Another point to be considered as to the reality of the alleged partnership, is the importance of the alleged partnership meetings. At no place in the*261 testimony is there a direct reference to a "real" partnership meeting, that is, one in which the alleged partners really discuss and consider together the problems of the business and made decisions pertaining to them. Rather, from the testimony, it appears that at the meetings there were merely reports by the petitioner of what he had done and what he intended to do in the future with the business.

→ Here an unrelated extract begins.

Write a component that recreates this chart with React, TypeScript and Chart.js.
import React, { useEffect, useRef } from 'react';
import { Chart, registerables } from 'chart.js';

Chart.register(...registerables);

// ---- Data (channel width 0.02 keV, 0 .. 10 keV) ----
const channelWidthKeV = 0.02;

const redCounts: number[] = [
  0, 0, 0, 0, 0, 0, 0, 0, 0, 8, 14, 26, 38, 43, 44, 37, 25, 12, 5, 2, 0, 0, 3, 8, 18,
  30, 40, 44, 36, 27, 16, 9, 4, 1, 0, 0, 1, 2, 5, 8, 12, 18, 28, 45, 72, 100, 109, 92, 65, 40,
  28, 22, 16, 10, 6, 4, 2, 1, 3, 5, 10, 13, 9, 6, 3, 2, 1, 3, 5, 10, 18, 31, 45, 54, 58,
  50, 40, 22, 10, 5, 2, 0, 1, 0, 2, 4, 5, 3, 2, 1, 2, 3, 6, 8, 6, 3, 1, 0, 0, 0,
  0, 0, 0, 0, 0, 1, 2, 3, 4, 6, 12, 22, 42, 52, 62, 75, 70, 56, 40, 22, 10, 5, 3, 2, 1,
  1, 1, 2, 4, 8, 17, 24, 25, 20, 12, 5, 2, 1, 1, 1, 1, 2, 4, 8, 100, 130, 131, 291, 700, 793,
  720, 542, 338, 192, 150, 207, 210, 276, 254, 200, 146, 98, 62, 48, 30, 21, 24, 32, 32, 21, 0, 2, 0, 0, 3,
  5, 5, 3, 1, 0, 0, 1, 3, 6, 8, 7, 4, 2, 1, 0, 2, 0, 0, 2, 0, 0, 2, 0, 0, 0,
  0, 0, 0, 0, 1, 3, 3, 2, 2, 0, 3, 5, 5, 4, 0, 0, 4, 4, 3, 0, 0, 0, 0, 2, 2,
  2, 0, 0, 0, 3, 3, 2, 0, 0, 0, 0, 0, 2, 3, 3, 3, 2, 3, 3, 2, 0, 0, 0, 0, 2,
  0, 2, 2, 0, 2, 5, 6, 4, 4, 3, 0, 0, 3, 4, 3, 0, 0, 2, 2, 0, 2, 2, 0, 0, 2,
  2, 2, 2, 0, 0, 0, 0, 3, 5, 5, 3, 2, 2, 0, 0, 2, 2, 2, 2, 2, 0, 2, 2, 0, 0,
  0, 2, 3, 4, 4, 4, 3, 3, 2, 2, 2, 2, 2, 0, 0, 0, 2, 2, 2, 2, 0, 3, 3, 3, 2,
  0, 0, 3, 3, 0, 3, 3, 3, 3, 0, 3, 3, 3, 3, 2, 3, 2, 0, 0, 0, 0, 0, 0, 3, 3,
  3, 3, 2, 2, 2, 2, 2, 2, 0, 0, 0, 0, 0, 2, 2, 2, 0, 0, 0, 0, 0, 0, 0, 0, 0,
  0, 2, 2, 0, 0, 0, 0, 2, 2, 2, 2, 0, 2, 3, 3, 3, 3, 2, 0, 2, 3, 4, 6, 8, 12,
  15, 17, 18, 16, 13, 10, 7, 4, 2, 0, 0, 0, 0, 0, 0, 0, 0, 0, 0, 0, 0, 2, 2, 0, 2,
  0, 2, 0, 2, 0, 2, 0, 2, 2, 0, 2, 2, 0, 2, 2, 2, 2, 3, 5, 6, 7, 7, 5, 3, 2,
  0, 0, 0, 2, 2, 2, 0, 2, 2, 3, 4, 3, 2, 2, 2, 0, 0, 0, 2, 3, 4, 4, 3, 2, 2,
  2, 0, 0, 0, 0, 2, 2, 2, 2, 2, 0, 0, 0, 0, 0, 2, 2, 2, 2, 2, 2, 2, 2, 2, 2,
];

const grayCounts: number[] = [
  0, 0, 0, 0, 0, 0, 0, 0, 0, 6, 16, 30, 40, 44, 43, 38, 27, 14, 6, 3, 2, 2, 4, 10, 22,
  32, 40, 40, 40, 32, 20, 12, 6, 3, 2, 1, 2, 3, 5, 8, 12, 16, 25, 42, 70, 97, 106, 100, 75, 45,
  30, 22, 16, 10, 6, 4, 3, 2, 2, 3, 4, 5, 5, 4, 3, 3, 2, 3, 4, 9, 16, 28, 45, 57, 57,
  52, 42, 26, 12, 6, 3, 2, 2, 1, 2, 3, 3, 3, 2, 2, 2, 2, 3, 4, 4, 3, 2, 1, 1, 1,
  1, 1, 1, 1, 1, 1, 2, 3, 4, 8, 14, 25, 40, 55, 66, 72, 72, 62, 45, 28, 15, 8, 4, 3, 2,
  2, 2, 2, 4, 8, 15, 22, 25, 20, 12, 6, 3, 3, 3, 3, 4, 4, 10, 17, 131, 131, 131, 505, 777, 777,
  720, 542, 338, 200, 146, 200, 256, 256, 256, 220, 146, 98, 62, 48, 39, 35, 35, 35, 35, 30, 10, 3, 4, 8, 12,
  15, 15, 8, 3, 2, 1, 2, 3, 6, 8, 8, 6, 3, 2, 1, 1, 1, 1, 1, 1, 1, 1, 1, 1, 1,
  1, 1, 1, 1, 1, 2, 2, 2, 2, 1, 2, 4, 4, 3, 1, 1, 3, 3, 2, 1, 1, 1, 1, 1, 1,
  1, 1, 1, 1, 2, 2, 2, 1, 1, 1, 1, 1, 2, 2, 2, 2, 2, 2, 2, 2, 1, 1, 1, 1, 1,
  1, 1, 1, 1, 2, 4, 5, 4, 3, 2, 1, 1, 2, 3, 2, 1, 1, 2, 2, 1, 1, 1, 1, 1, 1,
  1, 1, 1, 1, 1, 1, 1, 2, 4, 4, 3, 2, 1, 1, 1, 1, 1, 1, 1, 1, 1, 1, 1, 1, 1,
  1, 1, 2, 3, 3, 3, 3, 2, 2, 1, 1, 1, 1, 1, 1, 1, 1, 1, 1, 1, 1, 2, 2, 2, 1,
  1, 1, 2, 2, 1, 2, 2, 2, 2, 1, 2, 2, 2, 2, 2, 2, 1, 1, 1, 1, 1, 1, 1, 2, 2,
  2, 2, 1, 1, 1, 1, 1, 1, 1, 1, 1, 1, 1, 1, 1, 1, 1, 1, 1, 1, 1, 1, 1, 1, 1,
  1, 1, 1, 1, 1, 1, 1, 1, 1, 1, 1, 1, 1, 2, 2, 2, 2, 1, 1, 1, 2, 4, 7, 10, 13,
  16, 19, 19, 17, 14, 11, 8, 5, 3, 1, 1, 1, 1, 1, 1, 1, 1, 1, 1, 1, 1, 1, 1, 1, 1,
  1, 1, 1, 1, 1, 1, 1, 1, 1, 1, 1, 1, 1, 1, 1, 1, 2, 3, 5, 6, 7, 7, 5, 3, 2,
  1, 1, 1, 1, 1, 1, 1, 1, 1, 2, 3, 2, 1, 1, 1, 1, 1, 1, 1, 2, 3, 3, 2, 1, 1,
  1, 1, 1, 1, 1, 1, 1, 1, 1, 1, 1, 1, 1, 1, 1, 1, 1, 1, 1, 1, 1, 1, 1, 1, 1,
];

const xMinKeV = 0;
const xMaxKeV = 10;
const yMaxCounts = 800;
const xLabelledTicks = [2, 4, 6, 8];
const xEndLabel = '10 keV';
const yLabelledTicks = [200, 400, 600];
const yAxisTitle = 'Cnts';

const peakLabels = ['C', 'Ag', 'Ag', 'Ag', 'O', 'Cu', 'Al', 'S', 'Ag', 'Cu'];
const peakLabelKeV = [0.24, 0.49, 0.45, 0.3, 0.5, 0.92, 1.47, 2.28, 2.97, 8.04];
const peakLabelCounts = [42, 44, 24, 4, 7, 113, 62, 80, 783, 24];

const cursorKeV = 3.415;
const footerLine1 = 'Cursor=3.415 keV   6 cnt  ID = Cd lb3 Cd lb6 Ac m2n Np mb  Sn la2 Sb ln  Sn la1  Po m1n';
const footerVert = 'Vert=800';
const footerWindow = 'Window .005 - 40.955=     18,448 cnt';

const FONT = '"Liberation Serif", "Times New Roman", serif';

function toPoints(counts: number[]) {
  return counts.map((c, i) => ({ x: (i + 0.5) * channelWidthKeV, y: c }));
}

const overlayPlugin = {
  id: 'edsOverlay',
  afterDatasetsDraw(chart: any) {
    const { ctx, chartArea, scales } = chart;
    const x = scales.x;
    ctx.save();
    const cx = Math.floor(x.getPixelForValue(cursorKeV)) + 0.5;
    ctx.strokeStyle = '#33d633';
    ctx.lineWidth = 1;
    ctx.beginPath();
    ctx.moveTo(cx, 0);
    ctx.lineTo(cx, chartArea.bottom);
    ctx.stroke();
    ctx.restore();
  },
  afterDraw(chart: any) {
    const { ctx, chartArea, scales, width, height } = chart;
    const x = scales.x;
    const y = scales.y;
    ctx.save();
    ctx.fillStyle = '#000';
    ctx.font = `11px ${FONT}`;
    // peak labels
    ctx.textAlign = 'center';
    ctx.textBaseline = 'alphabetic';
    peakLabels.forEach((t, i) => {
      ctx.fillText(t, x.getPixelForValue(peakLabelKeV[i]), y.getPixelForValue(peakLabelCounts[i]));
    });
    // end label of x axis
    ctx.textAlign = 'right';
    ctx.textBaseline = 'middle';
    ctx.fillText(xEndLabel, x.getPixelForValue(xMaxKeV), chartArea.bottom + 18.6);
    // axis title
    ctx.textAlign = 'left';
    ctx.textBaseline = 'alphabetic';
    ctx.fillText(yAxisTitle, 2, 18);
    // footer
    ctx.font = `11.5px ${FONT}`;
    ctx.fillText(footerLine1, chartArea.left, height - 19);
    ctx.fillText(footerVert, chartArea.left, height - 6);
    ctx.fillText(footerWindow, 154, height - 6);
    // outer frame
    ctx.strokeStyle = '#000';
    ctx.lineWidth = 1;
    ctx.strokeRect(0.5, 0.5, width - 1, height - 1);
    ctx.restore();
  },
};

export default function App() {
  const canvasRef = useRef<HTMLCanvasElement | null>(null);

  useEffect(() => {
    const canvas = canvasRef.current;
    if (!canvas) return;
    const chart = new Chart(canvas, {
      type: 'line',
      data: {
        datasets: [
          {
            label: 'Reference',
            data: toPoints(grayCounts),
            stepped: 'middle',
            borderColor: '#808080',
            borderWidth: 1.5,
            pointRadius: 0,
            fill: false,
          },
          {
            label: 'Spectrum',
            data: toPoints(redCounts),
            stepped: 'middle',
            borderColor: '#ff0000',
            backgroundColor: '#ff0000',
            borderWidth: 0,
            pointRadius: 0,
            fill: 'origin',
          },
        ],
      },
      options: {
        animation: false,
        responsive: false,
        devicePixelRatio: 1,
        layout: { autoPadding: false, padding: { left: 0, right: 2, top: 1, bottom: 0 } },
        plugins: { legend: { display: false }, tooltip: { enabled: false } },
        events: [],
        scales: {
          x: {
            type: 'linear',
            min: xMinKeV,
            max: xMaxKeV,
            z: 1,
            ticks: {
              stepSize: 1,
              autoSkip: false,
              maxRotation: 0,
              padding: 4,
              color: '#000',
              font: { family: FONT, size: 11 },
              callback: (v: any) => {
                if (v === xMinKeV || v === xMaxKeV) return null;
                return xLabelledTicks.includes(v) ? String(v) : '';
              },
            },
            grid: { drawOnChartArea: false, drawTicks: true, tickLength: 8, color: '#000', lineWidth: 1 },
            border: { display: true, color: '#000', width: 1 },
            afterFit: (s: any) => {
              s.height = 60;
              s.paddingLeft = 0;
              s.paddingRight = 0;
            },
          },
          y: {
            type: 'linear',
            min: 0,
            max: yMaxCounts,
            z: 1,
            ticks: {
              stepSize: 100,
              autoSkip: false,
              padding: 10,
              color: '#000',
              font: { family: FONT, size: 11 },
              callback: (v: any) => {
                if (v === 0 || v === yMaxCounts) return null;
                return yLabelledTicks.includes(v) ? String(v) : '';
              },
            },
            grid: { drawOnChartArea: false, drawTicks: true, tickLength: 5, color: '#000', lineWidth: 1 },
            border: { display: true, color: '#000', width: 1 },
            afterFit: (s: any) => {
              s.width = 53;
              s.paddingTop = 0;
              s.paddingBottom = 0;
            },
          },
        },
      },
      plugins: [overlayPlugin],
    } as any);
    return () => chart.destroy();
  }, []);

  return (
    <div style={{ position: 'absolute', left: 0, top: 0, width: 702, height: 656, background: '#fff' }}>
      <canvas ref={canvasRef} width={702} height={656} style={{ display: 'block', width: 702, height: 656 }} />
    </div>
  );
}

As indicated before, we hold that this case will follow the opinion of the Claire L. Canfield case, supra, and that the language in that case is as equally applicable here, where it says:

Certain basic concepts are to be borne in mind. These are: That taxation is an eminently practical matter; that income is normally taxable to him who earns it; and that agreements between members of an intimate family group are to be closely scrutinized and tested in the light of reality to the end that realism and not mere form shall fix tax consequences. Thus, in the present case, though the agreement of the parties may come within the scope of the statutory definition of partnerships, we find that it lacks the necessary reality to determine by its terms the taxability of income earned.

It is our*262 opinion that the agreement resulted in a business arrangement in which the parties should be taxed in proportion to their respective contributions to capital and services. Since exact measurement of the amount of income attributable to either capital or services is impossible, a practical approach to the problem is required. * * *

In working out the problem, we feel that petitioner should be allowed an amount for his services, since they are unquestionably worth a great deal to the business. Petitioner testified that they were worth about $500 a month. It appears reasonable that that amount should be allowed for his services rendered to the business. We therefore conclude and hold that the income of the business should, after an allowance for salary of the petitioner for management, be divided by him with the family only to the extent of the actual contributions by the members, prior to January 2, 1941, and on the basis of net worth of the business at that time; that is to say, after deduction of $500 a month, the remaining portion of the profits of the alleged partnership for 1941 should be divided as follows: Miss Louise K. Hartz - 6,500/152,530.29; B. J. Hartz - 1,300/152,530.29; *263 Mrs. Louise K. Hartz - 1,000/152,530.29; Harriet L. Hartz - none; and that petitioner is taxable on the remaining 143,730.29/152,530.29. We have not considered the good will of the business in making the above allocation, since there was a constant need of additional capital, which may reasonably be considered as one of the reasons petitioner took his family into his business, they then being used as guarantors.

Decision will be entered under Rule 50.


Footnotes

  • *. No breakdown available for these two years.